My iPhone music database somehow got out of sync with my laptop's iTunes library music database and refused to sync music across the two devices. I'm sure there is an “if” statement in there somewhere that says "I give up. I can't figure out what to do in this corner case, so just throw up your hands and do nothing.” No error messages, no indication of problems. Just silent non-operation. “No syncing for you!”

So I tried to upgrade to the latest iTunes on my laptop since Apple kept politely reminding me to do so. Sure, let's see if the latest release of that software fixes the problem. Of course not. But the upgrade also resulted in a brand new iTunes UI and now I spent half an hour trying to find my way around. Still no go.

So I decided to go back to factory settings on my iPhone. When in doubt, Reset: The software engineer’s motto. It must be the dozens of upgrades I’ve done to both the iPhone and the iTunes software over the years causing havoc with the database schema.  Ok, finally. Some progress. I managed to get them to sync. But then my iPhone voice control thingy went berserk and started showing up every two minutes asking what I wanted it to do for me. As far as I can tell (after half an hour of searching the web), there is no way to turn this “useful” feature off. I could turn Siri on and off, but that made no difference. This was some older voice control system that is still in there. So much for listening to music on my iPhone.

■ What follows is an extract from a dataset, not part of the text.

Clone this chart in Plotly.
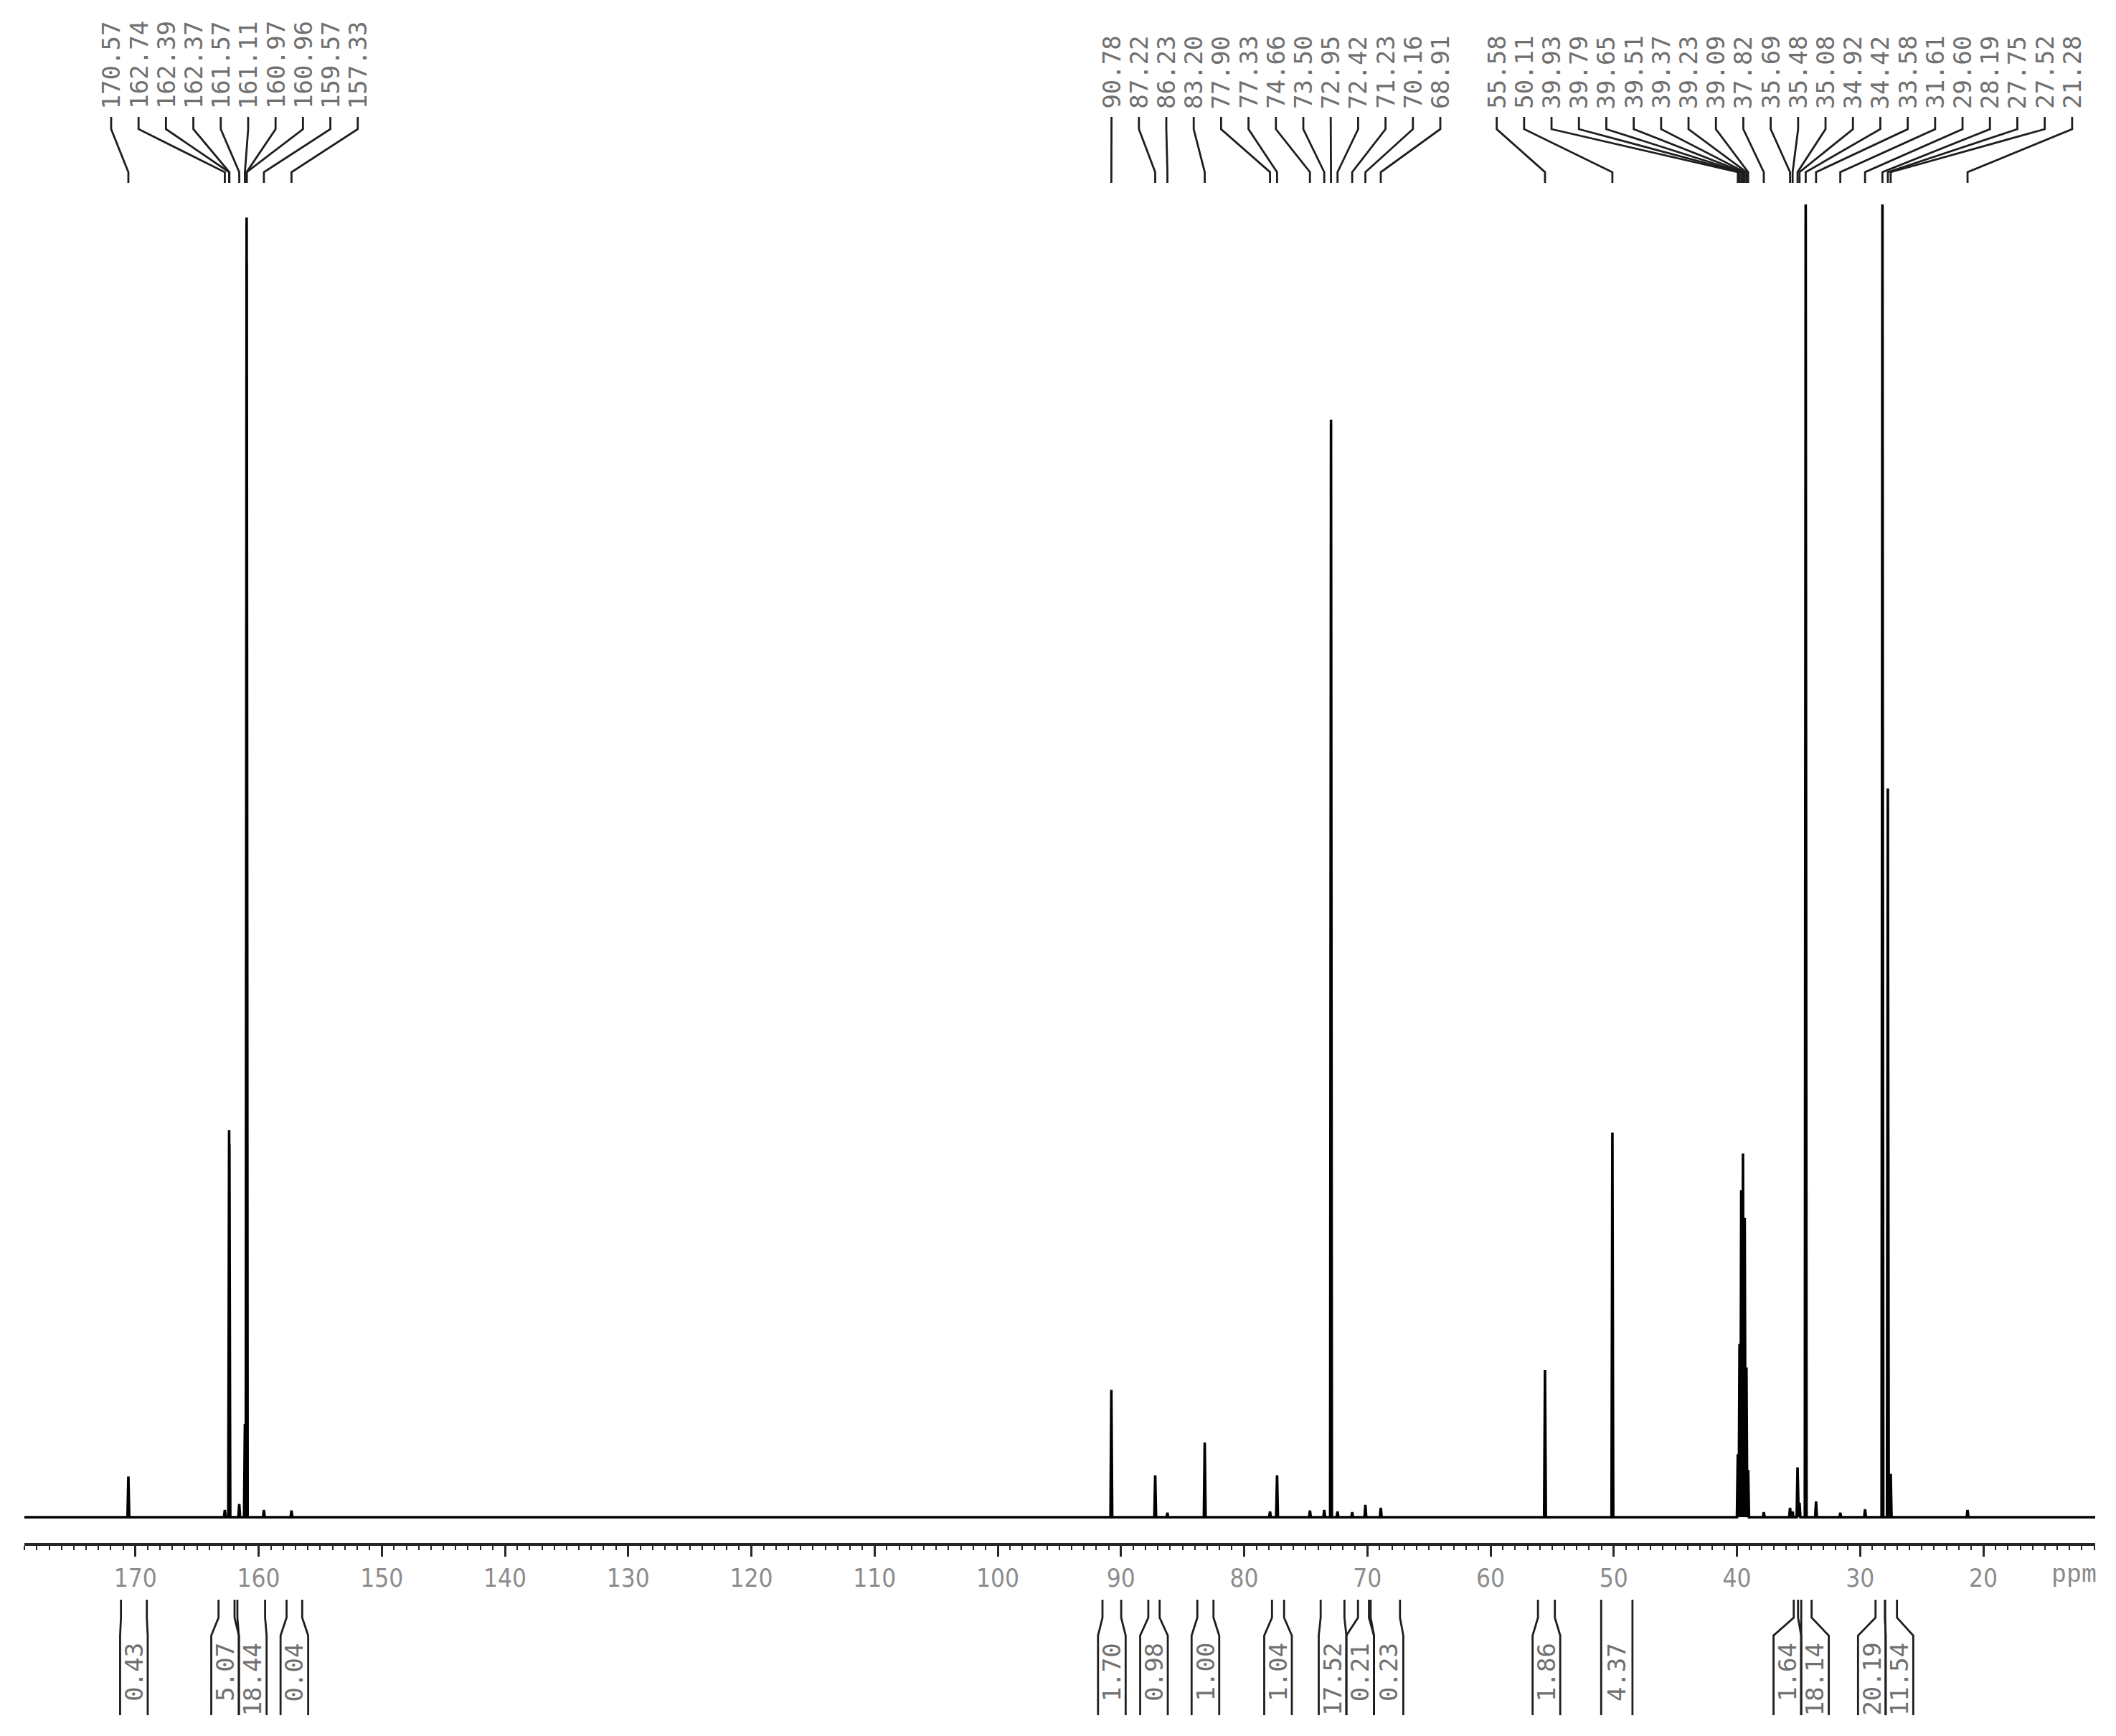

Upon landing in Amsterdam, I was also surprised to see that my phone refused to ring even when the caller was standing two steps away and while the phone claimed to be receiving a perfect signal. Reset the phone again, problem gone. Just remember to do this every other day, especially if traveling internationally and switching between different carriers.

I will spare you the details of the dozen or so other minor problems I ran into. So I gave up on the iPhone and tried to sync my music with the iPad - by coincidence, the only Apple piece of software I hadn't upgraded through this whole episode. And it worked flawlessly.

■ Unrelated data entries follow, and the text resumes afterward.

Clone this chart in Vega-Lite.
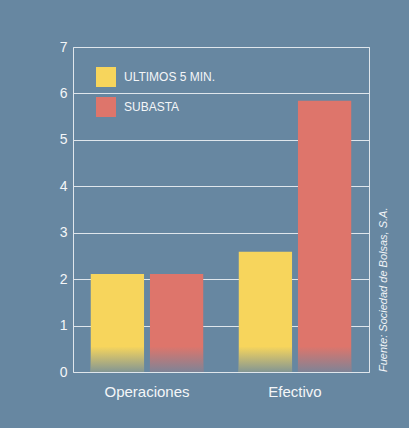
{
  "$schema": "https://vega.github.io/schema/vega-lite/v6.json",
  "width": 296,
  "height": 325,
  "autosize": {"type": "none"},
  "padding": {"left": 73, "top": 47, "right": 40, "bottom": 56},
  "background": "#6787a1",
  "config": {
    "font": "Liberation Sans",
    "view": {"stroke": "#dfe6ec", "strokeWidth": 1}
  },
  "title": {
    "text": "Fuente: Sociedad de Bolsas, S.A.",
    "orient": "right",
    "anchor": "end",
    "frame": "group",
    "angle": -90,
    "align": "left",
    "baseline": "top",
    "fontSize": 11,
    "fontStyle": "italic",
    "fontWeight": "normal",
    "color": "#f2f4f7",
    "offset": -2
  },
  "data": {
    "values": [
      {"grupo": "Operaciones", "serie": "ULTIMOS 5 MIN.", "valor": 2.11},
      {"grupo": "Operaciones", "serie": "SUBASTA", "valor": 2.11},
      {"grupo": "Efectivo", "serie": "ULTIMOS 5 MIN.", "valor": 2.59},
      {"grupo": "Efectivo", "serie": "SUBASTA", "valor": 5.84}
    ]
  },
  "encoding": {
    "x": {
      "field": "grupo",
      "type": "nominal",
      "sort": ["Operaciones", "Efectivo"],
      "scale": {"paddingInner": 0, "paddingOuter": 0},
      "axis": {
        "title": null,
        "labelAngle": 0,
        "labelFontSize": 15,
        "labelColor": "#f4f6f8",
        "labelPadding": 12,
        "ticks": false,
        "domain": false
      }
    },
    "xOffset": {
      "field": "serie",
      "type": "nominal",
      "sort": ["ULTIMOS 5 MIN.", "SUBASTA"],
      "scale": {"paddingInner": 0.1, "paddingOuter": 0.3}
    }
  },
  "layer": [
    {
      "mark": {"type": "bar", "strokeWidth": 0},
      "encoding": {
        "y": {
          "field": "valor",
          "type": "quantitative",
          "scale": {"domain": [0, 7]},
          "axis": {
            "title": null,
            "values": [0, 1, 2, 3, 4, 5, 6, 7],
            "grid": true,
            "gridColor": "#dfe6ec",
            "gridOpacity": 1,
            "domain": false,
            "ticks": false,
            "labelFontSize": 14,
            "labelColor": "#f4f6f8",
            "labelPadding": 6
          }
        },
        "color": {
          "field": "serie",
          "type": "nominal",
          "scale": {
            "domain": ["ULTIMOS 5 MIN.", "SUBASTA"],
            "range": ["#f7d55c", "#de756b"]
          },
          "legend": {
            "title": null,
            "orient": "none",
            "legendX": 23,
            "legendY": 20,
            "symbolType": "square",
            "symbolSize": 400,
            "symbolStrokeWidth": 0,
            "symbolOpacity": 1,
            "labelFontSize": 12,
            "labelColor": "#f4f6f8",
            "labelOffset": 8,
            "rowPadding": 10
          }
        }
      }
    },
    {
      "mark": {
        "type": "bar",
        "strokeWidth": 0,
        "color": {
          "gradient": "linear",
          "x1": 0, "y1": 0, "x2": 0, "y2": 1,
          "stops": [
            {"offset": 0, "color": "rgba(103,135,161,0)"},
            {"offset": 1, "color": "rgba(103,135,161,0.8)"}
          ]
        }
      },
      "encoding": {
        "y": {"datum": 0.55},
        "y2": {"datum": 0}
      }
    }
  ]
}
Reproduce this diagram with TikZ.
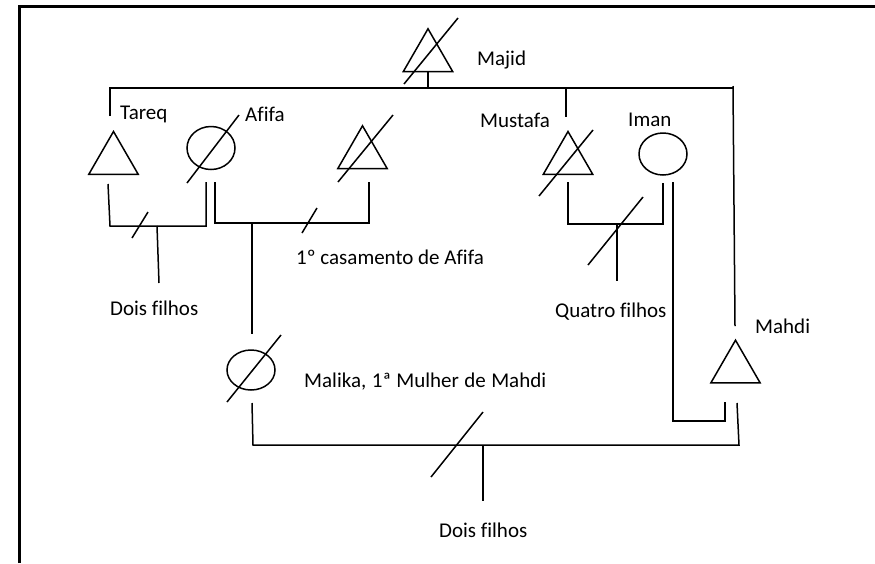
\documentclass[tikz,border=0pt]{standalone}
\usepackage{fontspec}
\setmainfont{Carlito}[Ligatures=NoCommon]
\usetikzlibrary{shapes.geometric}
\tikzset{
  x=1pt, y=-1pt,
  ln/.style={line width=1.5pt, line cap=butt, line join=miter},
  male/.style={draw, line width=1.5pt, regular polygon, regular polygon sides=3, minimum size=57pt, inner sep=0pt, outer sep=0pt},
  female/.style={draw, line width=1.5pt, ellipse, minimum width=48pt, minimum height=43pt, inner sep=0pt, outer sep=0pt},
  lbl/.style={anchor=base west, inner sep=0pt, font=\fontsize{21}{25}\selectfont},
}
\begin{document}
\begin{tikzpicture}
\useasboundingbox (0,0) rectangle (875,563);
% frame
\draw[line width=3pt] (19.5,563) -- (19.5,6.5) -- (875,6.5);

% persons
\node[male] (majid) at (428,57.3) {};
\node[male] (tareq) at (113.5,160) {};
\node[female] (afifa) at (211,148) {};
\node[male] (husb) at (362.5,154.3) {};
\node[male] (mustafa) at (568,160) {};
\node[female, minimum height=42pt] (iman) at (663,154) {};
\node[male] (mahdi) at (735.5,368.7) {};
\node[female, minimum height=40pt] (malika) at (251,370) {};

% deceased slashes
\draw[ln] (404,84) -- (458,18);
\draw[ln] (187,183) -- (239,115);
\draw[ln] (338,182) -- (393,115);
\draw[ln] (539,196) -- (593,130);
\draw[ln] (227,402) -- (281,335);

% labels
\node[lbl] (lmajid) at (477,65) {Majid};
\node[lbl] (ltareq) at (120,119) {Tareq};
\node[lbl] (lafifa) at (245,121) {Afifa};
\node[lbl] (lmustafa) at (480,127) {Mustafa};
\node[lbl] (liman) at (628,126) {Iman};
\node[lbl] (lmahdi) at (755,333) {Mahdi};
\node[lbl] (ldois1) at (110,315) {Dois filhos};
\node[lbl] (lcas) at (296,264) {1º casamento de Afifa};
\node[lbl] (lquatro) at (555,317) {Quatro filhos};
\node[lbl] (lmalika) at (304,387) {\makebox[242pt][s]{Malika, 1ª Mulher de Mahdi}};
\node[lbl] (ldois2) at (439,537) {Dois filhos};

% sibship of Majid
\coordinate (sibL) at (110,88);
\coordinate (sibR) at (733,88);
\draw[ln] (428,72) -- (428,88);
\draw[ln] (110,116) -- (sibL) -- (sibR);
\draw[ln] (566,89) -- (566,117);
\draw[ln] (733,86) -- (735,326);

% Tareq - Afifa
\draw[ln] (108,184) -- (110,226) -- (206,226) -- (206,182);
\draw[ln] (132,238) -- (148,212);
\draw[ln] (157,226) -- (159,283);

% Afifa - first husband
\draw[ln] (215,182) -- (215,223) -- (369,223) -- (369,182);
\draw[ln] (302,233) -- (317,208);
\draw[ln] (252,223) -- (252,334);

% Mustafa - Iman
\draw[ln] (568,182) -- (568,224) -- (663,224) -- (663,183);
\draw[ln] (588,265) -- (643,197);
\draw[ln] (617,224) -- (617,281);

% Iman - Mahdi
\draw[ln] (673,182) -- (673,421) -- (725,421) -- (725,402);

% Malika - Mahdi
\draw[ln] (252,403) -- (253,445) -- (739,445) -- (737,403);
\draw[ln] (431,477) -- (483,412);
\draw[ln] (483,445) -- (483,501);
\end{tikzpicture}
\end{document}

So much for Apple as the shiny example of quality and user experience in the industry. I guess that's what happens when your systems become bigger and more complex and you have more and more combinatorics to test: Using feature in application b on iPhone hardware version running iOS version syncing with iTunes version e running on Windows version f or MacOS version g, etc. It's just natural that you can’t test every case. Hence the quality and interop issues.

Reminds me of the old Microsoft days. And it's taken less than ten years. I guess it's just a reminder that adding one more option to a distributed system doesn't increase its complexity linearly. It increases it exponentially.

The irony is not lost on me that I now have to carry three devices around with me - laptop, iPhone, and iPad - and let us not forget “the cloud”, just to listen to some music: a task I used to accomplish with a CD player and a stack of CD’s just five years ago. Ah... Progress
A few days after returning from the above mentioned trip, I was happy to finally receive my brand shiny new iPhone 6 in the mail. As soon as I stopped salivating over the box and started using it, though, my enthusiasm turned sour.

My old nemesis, the “Voice Control" system, was back, interrupting me every couple of minutes asking how it could help, all while I tried to listen to some music. I wondered if anyone else was hearing this annoying disembodied “voice” from beyond trying to “control” them. Perhaps I had lost it after all and it was all just a voice in my head!

Half an hour of furious Googling led me to thousands of other similar complaints and hundreds of proposed solutions – some including scotch tape, blow dryers, and chewing gum!

It was only then that I realized I had neglected to experiment with one variable in the formula: the headphones! I swapped out my headphones and, voila, the annoying voice went away. Apparently, it’s a known issue caused by a short in headphone wires.

At least that one bug was not Apple’s fault. Now onto the other two dozen issues I’ve run into.